OBJECTIVE | Review the listing and copy each line that holds the word "image".

EXTRACTED INFORMATION |
☆ ☆ ☆
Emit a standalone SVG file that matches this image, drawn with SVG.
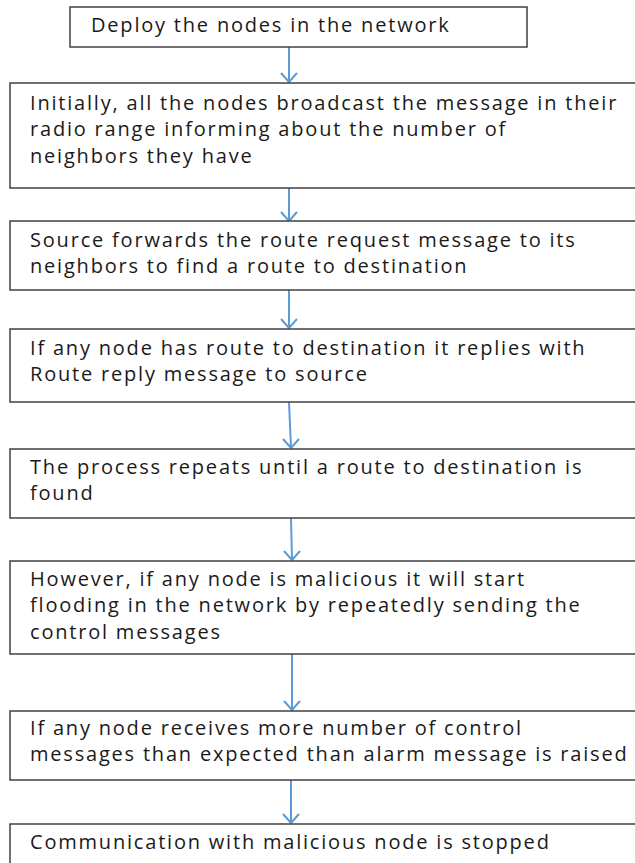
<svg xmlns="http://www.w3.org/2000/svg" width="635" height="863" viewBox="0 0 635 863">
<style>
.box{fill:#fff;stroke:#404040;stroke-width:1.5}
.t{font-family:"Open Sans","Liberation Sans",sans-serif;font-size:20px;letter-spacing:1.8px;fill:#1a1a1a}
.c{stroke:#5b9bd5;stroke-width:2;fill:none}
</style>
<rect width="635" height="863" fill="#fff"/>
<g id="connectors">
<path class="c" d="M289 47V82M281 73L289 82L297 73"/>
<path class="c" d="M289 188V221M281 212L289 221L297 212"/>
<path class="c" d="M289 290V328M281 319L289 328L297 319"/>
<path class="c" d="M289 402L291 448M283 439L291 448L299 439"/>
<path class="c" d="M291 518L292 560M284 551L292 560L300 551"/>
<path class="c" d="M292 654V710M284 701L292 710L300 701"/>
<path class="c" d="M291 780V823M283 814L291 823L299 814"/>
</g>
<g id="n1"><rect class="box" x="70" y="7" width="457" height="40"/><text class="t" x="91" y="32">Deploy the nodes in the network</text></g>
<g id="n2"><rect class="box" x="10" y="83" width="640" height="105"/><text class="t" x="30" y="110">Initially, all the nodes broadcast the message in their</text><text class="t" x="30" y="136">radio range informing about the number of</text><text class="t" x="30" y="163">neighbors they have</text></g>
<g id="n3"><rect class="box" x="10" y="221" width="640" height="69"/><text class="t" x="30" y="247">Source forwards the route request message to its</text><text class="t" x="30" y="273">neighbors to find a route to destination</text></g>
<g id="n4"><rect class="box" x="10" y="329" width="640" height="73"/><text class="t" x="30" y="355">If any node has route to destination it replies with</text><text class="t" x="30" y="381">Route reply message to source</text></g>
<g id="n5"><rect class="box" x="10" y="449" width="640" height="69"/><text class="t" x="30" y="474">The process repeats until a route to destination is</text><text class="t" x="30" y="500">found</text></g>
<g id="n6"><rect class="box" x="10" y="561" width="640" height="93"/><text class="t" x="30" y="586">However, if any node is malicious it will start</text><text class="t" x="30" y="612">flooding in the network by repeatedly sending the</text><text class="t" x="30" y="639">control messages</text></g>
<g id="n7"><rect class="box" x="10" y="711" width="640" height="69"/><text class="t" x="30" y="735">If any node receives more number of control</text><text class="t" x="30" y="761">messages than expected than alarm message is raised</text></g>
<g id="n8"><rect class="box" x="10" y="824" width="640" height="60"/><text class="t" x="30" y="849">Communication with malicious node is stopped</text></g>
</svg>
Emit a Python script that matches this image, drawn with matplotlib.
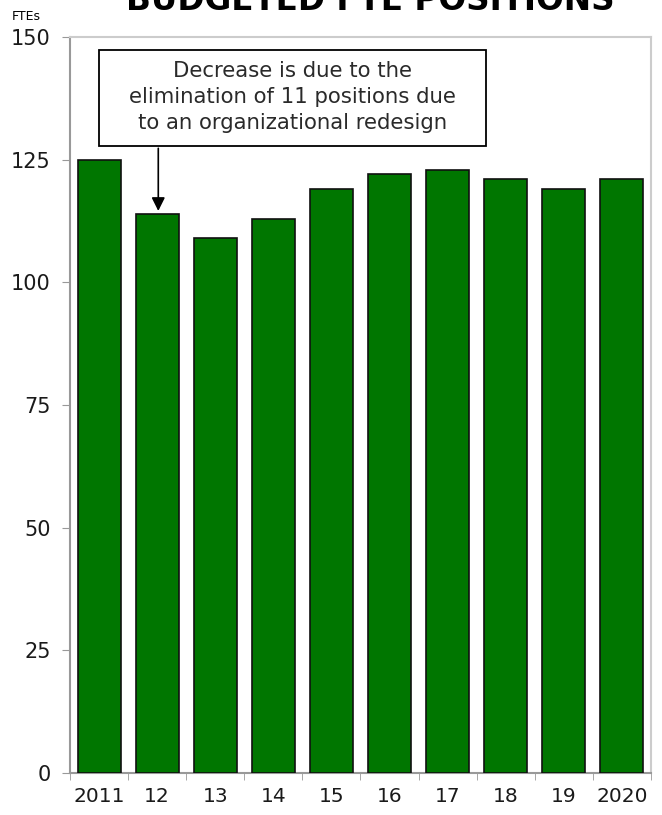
☆ ☆ ☆
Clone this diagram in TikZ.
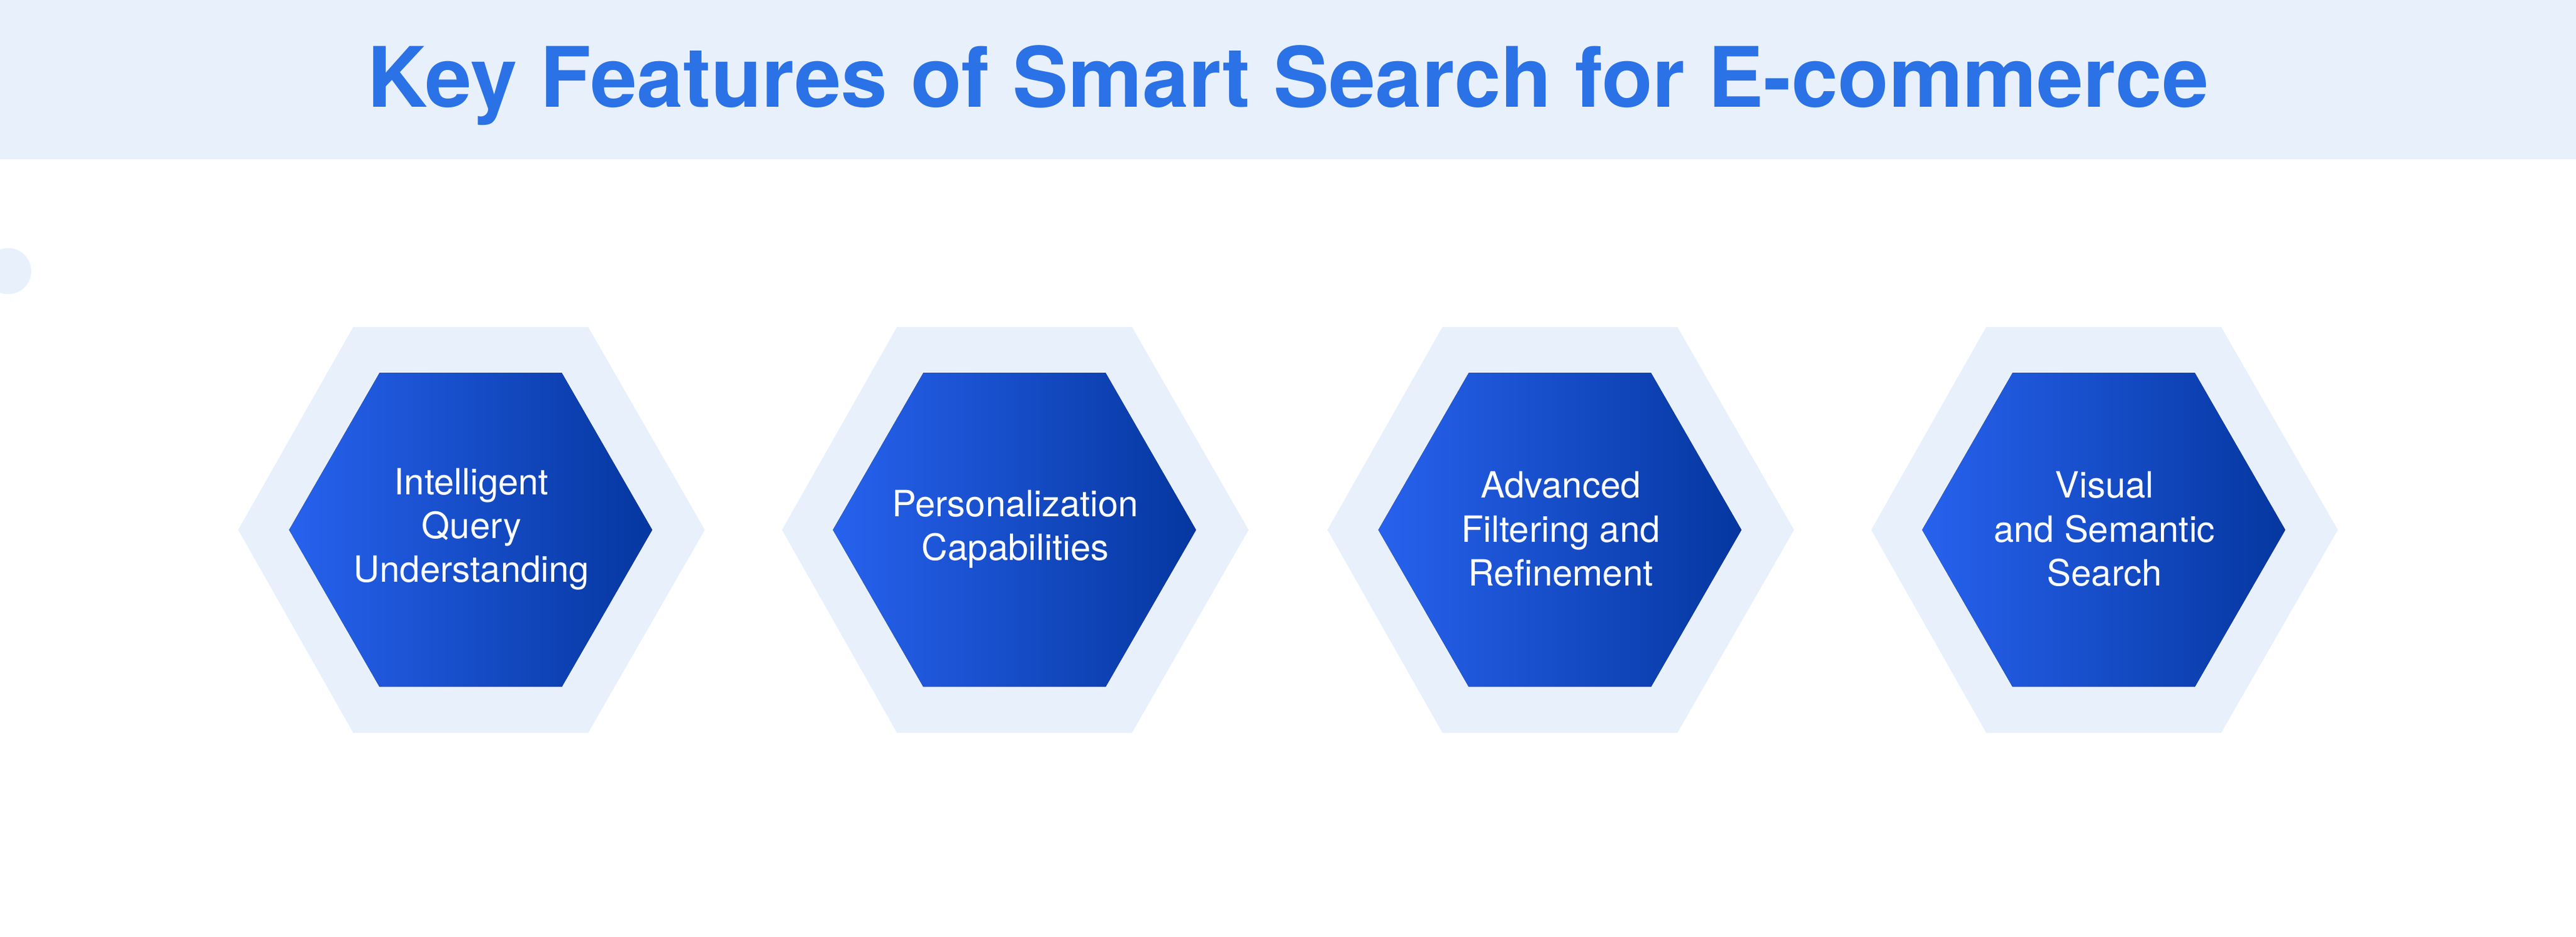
☆ ☆ ☆
SOLUTION FOR THIS TASK |
Emit a standalone SVG file that matches this image, drawn with SVG.
Emit a Python script that matches this image, drawn with matplotlib.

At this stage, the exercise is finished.